** BEGIN DATA SECTION **

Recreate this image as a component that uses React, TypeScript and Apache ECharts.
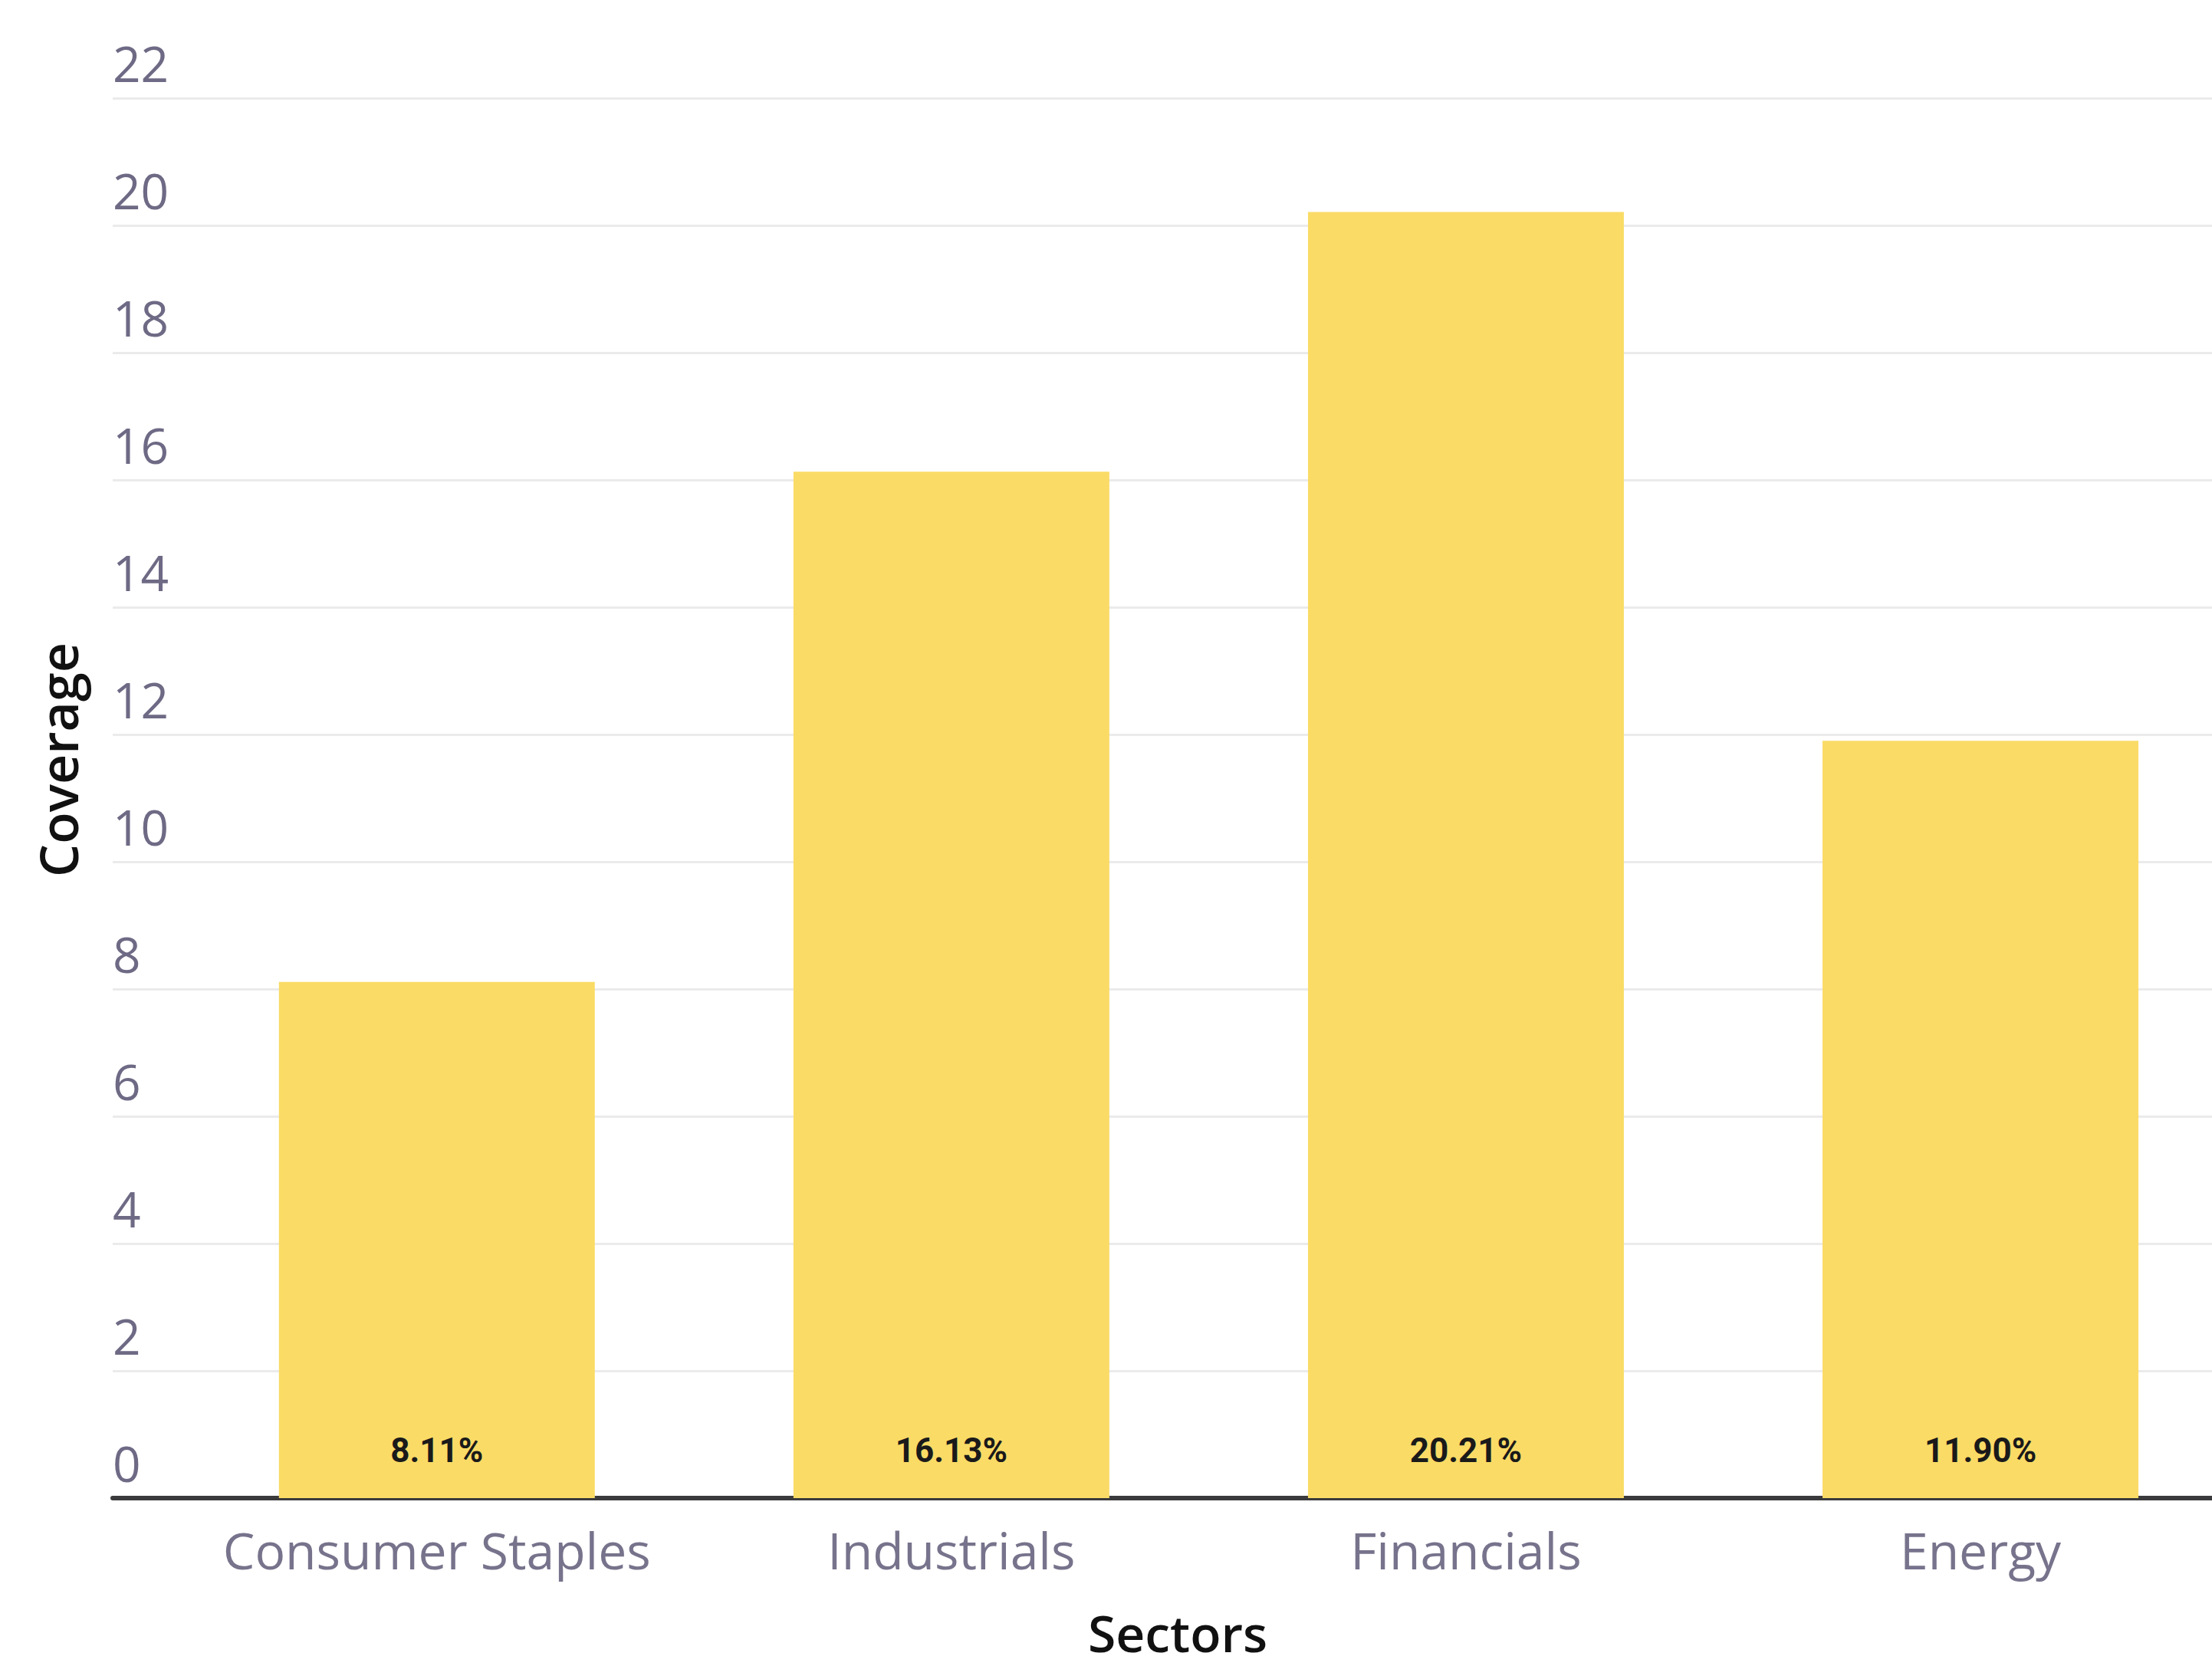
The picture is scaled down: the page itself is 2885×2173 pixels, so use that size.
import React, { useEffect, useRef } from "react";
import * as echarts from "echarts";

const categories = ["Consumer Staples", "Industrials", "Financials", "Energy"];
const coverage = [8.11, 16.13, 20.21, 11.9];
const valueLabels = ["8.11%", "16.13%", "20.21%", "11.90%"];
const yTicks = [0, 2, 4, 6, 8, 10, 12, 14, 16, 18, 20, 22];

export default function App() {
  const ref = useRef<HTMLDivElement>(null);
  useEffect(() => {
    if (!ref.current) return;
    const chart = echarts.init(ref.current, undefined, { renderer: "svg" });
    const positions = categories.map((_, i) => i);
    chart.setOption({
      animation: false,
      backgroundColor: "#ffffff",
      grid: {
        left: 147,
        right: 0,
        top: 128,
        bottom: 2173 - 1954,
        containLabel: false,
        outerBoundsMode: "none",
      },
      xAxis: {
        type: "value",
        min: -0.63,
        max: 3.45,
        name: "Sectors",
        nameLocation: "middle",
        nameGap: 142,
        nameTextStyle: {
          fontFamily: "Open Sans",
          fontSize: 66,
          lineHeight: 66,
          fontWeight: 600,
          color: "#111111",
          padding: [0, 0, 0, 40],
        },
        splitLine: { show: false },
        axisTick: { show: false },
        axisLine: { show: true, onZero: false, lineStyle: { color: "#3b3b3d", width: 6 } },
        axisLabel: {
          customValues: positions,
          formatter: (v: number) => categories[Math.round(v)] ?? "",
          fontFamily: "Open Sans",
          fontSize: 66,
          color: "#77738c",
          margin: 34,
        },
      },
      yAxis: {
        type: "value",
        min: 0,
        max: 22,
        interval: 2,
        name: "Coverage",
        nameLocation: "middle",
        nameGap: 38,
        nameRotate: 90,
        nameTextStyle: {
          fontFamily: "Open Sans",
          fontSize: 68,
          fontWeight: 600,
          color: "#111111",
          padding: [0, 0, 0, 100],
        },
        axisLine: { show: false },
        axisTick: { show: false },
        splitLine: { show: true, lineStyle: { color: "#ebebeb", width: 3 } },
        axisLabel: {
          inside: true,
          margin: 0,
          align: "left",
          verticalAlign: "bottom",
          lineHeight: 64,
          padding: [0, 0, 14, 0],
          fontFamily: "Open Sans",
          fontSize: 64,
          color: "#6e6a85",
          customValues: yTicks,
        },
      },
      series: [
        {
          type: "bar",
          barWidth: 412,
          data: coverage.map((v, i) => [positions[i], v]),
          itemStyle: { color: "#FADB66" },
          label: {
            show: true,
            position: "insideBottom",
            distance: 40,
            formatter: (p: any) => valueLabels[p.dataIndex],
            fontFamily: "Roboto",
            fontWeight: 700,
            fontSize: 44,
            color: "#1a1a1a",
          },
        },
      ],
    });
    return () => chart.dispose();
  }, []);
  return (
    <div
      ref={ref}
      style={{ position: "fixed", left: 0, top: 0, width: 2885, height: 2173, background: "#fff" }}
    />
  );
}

** END DATA SECTION **

* _INSTRUCTION_
From the first line above down to the line with "18, 20, 22];", reproduce every line and no others, omitting pictures.

* _CORRECT RESULT_
Recreate this image as a component that uses React, TypeScript and Apache ECharts.
The picture is scaled down: the page itself is 2885×2173 pixels, so use that size.
import React, { useEffect, useRef } from "react";
import * as echarts from "echarts";

const categories = ["Consumer Staples", "Industrials", "Financials", "Energy"];
const coverage = [8.11, 16.13, 20.21, 11.9];
const valueLabels = ["8.11%", "16.13%", "20.21%", "11.90%"];
const yTicks = [0, 2, 4, 6, 8, 10, 12, 14, 16, 18, 20, 22];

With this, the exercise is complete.